As a partner to both companies, I wanted to share some of my initial thoughts on the strengths and weaknesses of each of these vendors, as well as the new value of the combined offering as well as things to look out for.
SAP strengths prior to the deal:
- SAP offered a good data warehouse and BI platform for their Business Suite applications
- 14,000 customers use NetWeaver BI
- Growing satisfaction of capabilities in the latest version of NetWeaver BI for power users.
SAP weaknesses prior to the deal:
- Ability to easily access and bring in data from non-SAP sources
- Front end – focused on power users so still complex and hard to use
- Unable to sell BI to non-SAP customers
Business Objects strengths prior to the deal:
- Completeness of stack
- Largest BI company
- Brand recognition
- Number of customers
- Healthy revenue
Business Objects weaknesses prior to the deal:
- Weak OLAP support for SAP and Microsoft BI platforms
- Performance
- Complexity of deployment and management of Universe
- Acts as an additional platform in environments that chose their BI platform (BW, Essbase…)

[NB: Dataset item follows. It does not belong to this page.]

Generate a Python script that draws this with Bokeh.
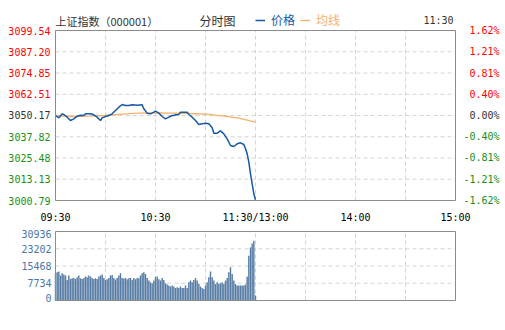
from bokeh.plotting import figure
from bokeh.models import Range1d, Legend, LegendItem
from bokeh.core.properties import value
from bokeh.embed import file_html
from bokeh.resources import INLINE

# ---------------- data ----------------
# minutes after 09:30 (trading minutes; 120 = 11:30 / 13:00, 240 = 15:00)
price_minutes = [0, 2, 4, 5, 7, 9, 11, 13, 15, 17, 18, 21, 23, 25, 27, 28, 30, 32, 34, 36,
                 38, 40, 42, 44, 46, 49, 52, 53, 55, 57, 59, 60, 62, 64, 66, 68, 70, 71, 72, 74,
                 75, 79, 80, 82, 84, 86, 88, 90, 92, 94, 95, 97, 99, 101, 103, 105, 107, 109,
                 111, 113, 114, 115, 116, 117, 118, 119, 120]
price_values = [3050.17, 3048.81, 3051.14, 3050.75, 3049.20, 3047.27, 3048.23, 3049.78, 3050.36,
                3050.17, 3051.14, 3051.14, 3050.56, 3049.20, 3047.27, 3048.81, 3049.59, 3050.17,
                3051.14, 3053.07, 3055.01, 3056.56, 3055.98, 3055.98, 3056.37, 3056.17, 3056.37,
                3054.04, 3051.53, 3051.14, 3052.11, 3052.69, 3051.53, 3049.59, 3048.23, 3049.20,
                3050.17, 3050.17, 3050.56, 3050.75, 3052.11, 3052.11, 3050.75, 3049.20, 3047.27,
                3044.94, 3045.33, 3045.72, 3045.33, 3043.01, 3039.91, 3039.91, 3041.26, 3039.52,
                3036.62, 3032.75, 3032.17, 3033.71, 3034.29, 3033.33, 3030.81, 3027.91, 3023.07,
                3016.29, 3010.48, 3004.67, 3001.19]

avg_minutes = [0, 10, 20, 30, 40, 50, 60, 70, 80, 90, 100, 110, 120]
avg_values = [3050.17, 3049.59, 3049.78, 3050.17, 3050.94, 3051.53, 3051.72, 3051.53,
              3051.33, 3050.94, 3049.98, 3048.62, 3046.30]

volume = [12200, 12650, 12950, 11160, 12200, 11610, 11160, 9230, 11160, 9670,
          9970, 10120, 9670, 10420, 11160, 9970, 9670, 10120, 10710, 10420,
          11160, 10710, 10120, 9670, 9970, 9670, 10710, 11160, 11610, 10120,
          9230, 9520, 10120, 11160, 11460, 10120, 9370, 10120, 11160, 12200,
          10120, 9820, 10120, 9520, 9970, 10120, 9230, 10120, 9520, 10120,
          9970, 11160, 12200, 12650, 11900, 10120, 8930, 8180, 7740, 8930,
          10420, 10710, 9520, 8930, 10120, 9230, 7740, 7140, 6700, 6250,
          6700, 6250, 5650, 5950, 5650, 6250, 5650, 5650, 6700, 5650,
          8180, 8930, 8180, 9230, 10120, 8930, 7440, 6250, 5650, 5210,
          6700, 8180, 10420, 12950, 10420, 8930, 7440, 8180, 7440, 7740,
          8180, 7440, 8930, 10120, 12650, 14880, 11900, 8930, 7440, 6700,
          6700, 6700, 6700, 6700, 7140, 10710, 20090, 23810, 25590, 26780,
          2230]
vol_minutes = list(range(len(volume)))

price_ticks = [3099.54, 3087.20, 3074.85, 3062.51, 3050.17, 3037.82, 3025.48, 3013.13, 3000.79]
price_tick_labels = ["3099.54", "3087.20", "3074.85", "3062.51", "3050.17",
                     "3037.82", "3025.48", "3013.13", "3000.79"]
pct_tick_labels = ["1.62%", "1.21%", "0.81%", "0.40%", "0.00%",
                   "-0.40%", "-0.81%", "-1.21%", "-1.62%"]
time_ticks = [0, 60, 120, 180, 240]
time_labels = ["09:30", "10:30", "11:30/13:00", "14:00", "15:00"]
grid_minutes = [30, 60, 90, 120, 150, 180, 210]
vol_ticks = [0, 7734, 15468, 23202, 30936]
vol_tick_labels = ["0", "7734", "15468", "23202", "30936"]

# ---------------- style ----------------
MONO = "DejaVu Sans Mono"
CJK = "Noto Sans CJK SC"
RED = "#ff0000"
GREEN = "#169016"
GREY = "#333333"
BLUE = "#1658a6"
ORANGE = "#f5b06a"
BAR = "#557ba3"
VOLTXT = "#4a76a6"
GRID = "#d4d4d4"
FRAME = "#8c8c8c"

tick_colors = [RED] * 4 + [GREY] + [GREEN] * 4

# ---------------- layout (pixels) ----------------
W, H = 505, 330
BOX_L, BOX_R = 55, 455          # both boxes, columns
BOX_T, BOX_B = 30, 200          # price box, rows
VOL_T, VOL_B = 231, 300         # volume box, rows
T0, T1 = time_ticks[0], time_ticks[-1]
P_TOP, P_BOT = price_ticks[0], price_ticks[-1]
V_TOP, V_BOT = vol_ticks[-1], vol_ticks[0]

min_per_px = (T1 - T0) / (BOX_R - BOX_L)
pr_per_px = (P_TOP - P_BOT) / (BOX_B - BOX_T)
vo_per_px = (V_TOP - V_BOT) / (VOL_B - VOL_T)

x_start = T0 - BOX_L * min_per_px
x_end = T1 + (W - BOX_R) * min_per_px
y_end = P_TOP + BOX_T * pr_per_px
y_start = P_BOT - (H - BOX_B) * pr_per_px
v_end = V_TOP + VOL_T * vo_per_px
v_start = V_BOT - (H - VOL_B) * vo_per_px


def row(r):
    """price-space y value that falls on pixel row r"""
    return P_TOP - (r - BOX_T) * pr_per_px


p = figure(width=W, height=H, x_range=Range1d(x_start, x_end), y_range=Range1d(y_start, y_end),
           min_border=0, min_border_left=0, min_border_right=0, min_border_top=0, min_border_bottom=0,
           x_axis_location=None, y_axis_location=None,
           output_backend="svg", toolbar_location=None,
           background_fill_color="white", border_fill_color="white")
p.extra_y_ranges = {"vol": Range1d(v_start, v_end)}
p.outline_line_color = None
p.grid.visible = False

# ---------------- price panel ----------------
inner_y = price_ticks[1:-1]
p.segment(x0=T0, x1=T1, y0=inner_y, y1=inner_y, line_color=GRID, line_dash="4 3", line_width=1)
p.segment(x0=grid_minutes, x1=grid_minutes, y0=P_BOT, y1=P_TOP, line_color=GRID, line_dash="4 3",
          line_width=1)

avg_r = p.line(avg_minutes, avg_values, line_color=ORANGE, line_width=1.3)
price_r = p.line(price_minutes, price_values, line_color=BLUE, line_width=1.5)

p.quad(left=T0, right=T1, bottom=P_BOT, top=P_TOP, fill_color=None, line_color=FRAME, line_width=1)

p.text(x=T0, y=price_ticks, text=price_tick_labels, text_color=tick_colors, x_offset=-5,
       text_align="right", text_baseline="middle", text_font=value(MONO), text_font_size="10px")
p.text(x=T1, y=price_ticks, text=pct_tick_labels, text_color=tick_colors, x_offset=44,
       text_align="right", text_baseline="middle", text_font=value(MONO), text_font_size="10px")
p.text(x=time_ticks, y=row(217), text=time_labels, text_color="#000000",
       text_align="center", text_baseline="middle", text_font=value(MONO), text_font_size="10px")

# header
p.text(x=T0, y=row(20), text=["上证指数（000001）"], text_color=GREY, text_align="left",
       text_baseline="middle", text_font=value(CJK), text_font_size="11px")
p.text(x=T0, y=row(20), x_offset=144, text=["分时图"], text_color=GREY, text_align="left",
       text_baseline="middle", text_font=value(CJK), text_font_size="12px")
p.text(x=T1, y=row(20), x_offset=-2, text=["11:30"], text_color=GREY, text_align="right",
       text_baseline="middle", text_font=value(MONO), text_font_size="10px")

for label, rend, col, lx in [("价格", price_r, BLUE, 255), ("均线", avg_r, ORANGE, 300)]:
    leg = Legend(items=[LegendItem(label=label, renderers=[rend])], location=(lx, H - 28),
                 orientation="horizontal", glyph_width=10, glyph_height=12, label_height=12,
                 label_standoff=6, padding=0, margin=0, spacing=0,
                 border_line_color=None, background_fill_alpha=0,
                 label_text_font=CJK, label_text_font_size="12px", label_text_color=col)
    p.add_layout(leg)

# ---------------- volume panel ----------------
inner_v = vol_ticks[1:-1]
p.segment(x0=T0, x1=T1, y0=inner_v, y1=inner_v, line_color=GRID, line_dash="4 3", line_width=1,
          y_range_name="vol")
p.segment(x0=grid_minutes, x1=grid_minutes, y0=V_BOT, y1=V_TOP, line_color=GRID, line_dash="4 3",
          line_width=1, y_range_name="vol")
p.vbar(x=vol_minutes, top=volume, bottom=V_BOT, width=0.85, fill_color=BAR, line_color=None,
       y_range_name="vol")
p.quad(left=T0, right=T1, bottom=V_BOT, top=V_TOP, fill_color=None, line_color=FRAME, line_width=1,
       y_range_name="vol")
p.text(x=T0, y=vol_ticks, text=vol_tick_labels, text_color=VOLTXT, x_offset=-4,
       y_offset=[-3, 0, 0, 0, 2],
       text_align="right", text_baseline="middle", text_font=value(MONO), text_font_size="10px",
       y_range_name="vol")

open("out.html", "w").write(file_html(p, INLINE))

As you can understand the 2 companies have different gaps that the other company does not solve:
- SAP NetWeaver customers won’t find a product in the BOBJ stack that will help them get their Queries into the hands of end users
- SAP NetWeaver customers won’t find new ways to improve performance or optimize their infoCubes
- BOBJ Customers won’t get a powerful OLAP solution they can use with their BOBJ stack
- BOBJ Customers won’t find it any easier to deploy BI or gain performance improvements of their existing solution
So what does this mean for customers?
If you are an SAP NetWeaver customer and are not happy with the BEx suite for your BI needs don’t count on Business Objects to be your solution anytime soon and you will still have to look for a better fit for NetWeaver.
If you are a Business Objects customer you probably won’t really feel any change in the next couple of years aside for their ability to sell you new applications such as Cartesis, Outlooksoft and a few others. Don’t count on BOBJ to introduce a new OLAP engine to your suite.